Research: The Surprising Breakfast Linked To Weight Loss

The breakfast that stimulates the breakdown of fat.

The breakfast that stimulates the breakdown of fat.

A breakfast high in fat is healthier for weight loss than a carbohydrate-rich morning meal, research finds.

Fat consumed in the morning stimulates the breakdown of fat, but carbohydrates do not improve fat or energy metabolism.

The old saying that you should “Eat breakfast like a king, lunch like a prince and dinner like a pauper,” is useful advice.

A breakfast high in fat can improve metabolic profiles, while a high-carbohydrate meal in the morning and a high-fat diet for dinner can increase the risk of metabolic syndrome, a study has found.

Metabolic syndrome is a combination of high blood pressure, obesity, and diabetes.

Researchers in this study wanted to see if what we eat and when we eat can influence body weight or increase cardiometabolic syndrome risk.

They fed mice a high-fat meal after waking and saw that blood sugar levels, blood pressure, high-density lipoprotein (HDL) cholesterol, and waist circumference stayed normal.

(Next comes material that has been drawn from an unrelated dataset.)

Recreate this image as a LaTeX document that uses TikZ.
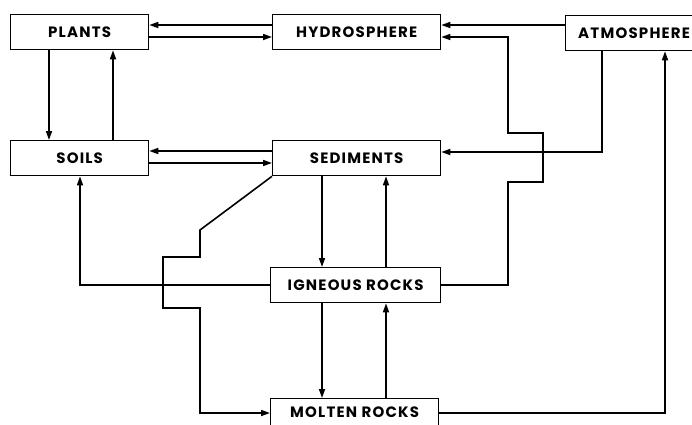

On the other hand, mice that had high-carb foods in the morning and ate high-fat foods in the evening gained weight, adiposity, glucose intolerance, and elevated levels of triglycerides.

Professor Martin Young, study co-author, said:

“The first meal you have appears to program your metabolism for the rest of the day.

This study suggests that if you ate a carbohydrate-rich breakfast it would promote carbohydrate utilization throughout the rest of the day, whereas, if you have a fat-rich breakfast, you have metabolic plasticity to transfer your energy utilization between carbohydrate and fat.”

These findings suggest that weight loss regimes should consider the timing of food intake as well as quality and quantity of food.

Professor Molly Bray, the study’s first author said:

“Humans eat a mixed diet, and our study, which we have repeated four times in animals, seems to show that if you really want to be able to efficiently respond to mixed meals across a day then a meal in higher fat content in the morning is a good thing.

Another important component of our study is that, at the end of the day, the mice ate a low-caloric density meal, and we think that combination is key to the health benefits we’ve seen.”

The study was published in International Journal of Obesity (Bray et al., 2010).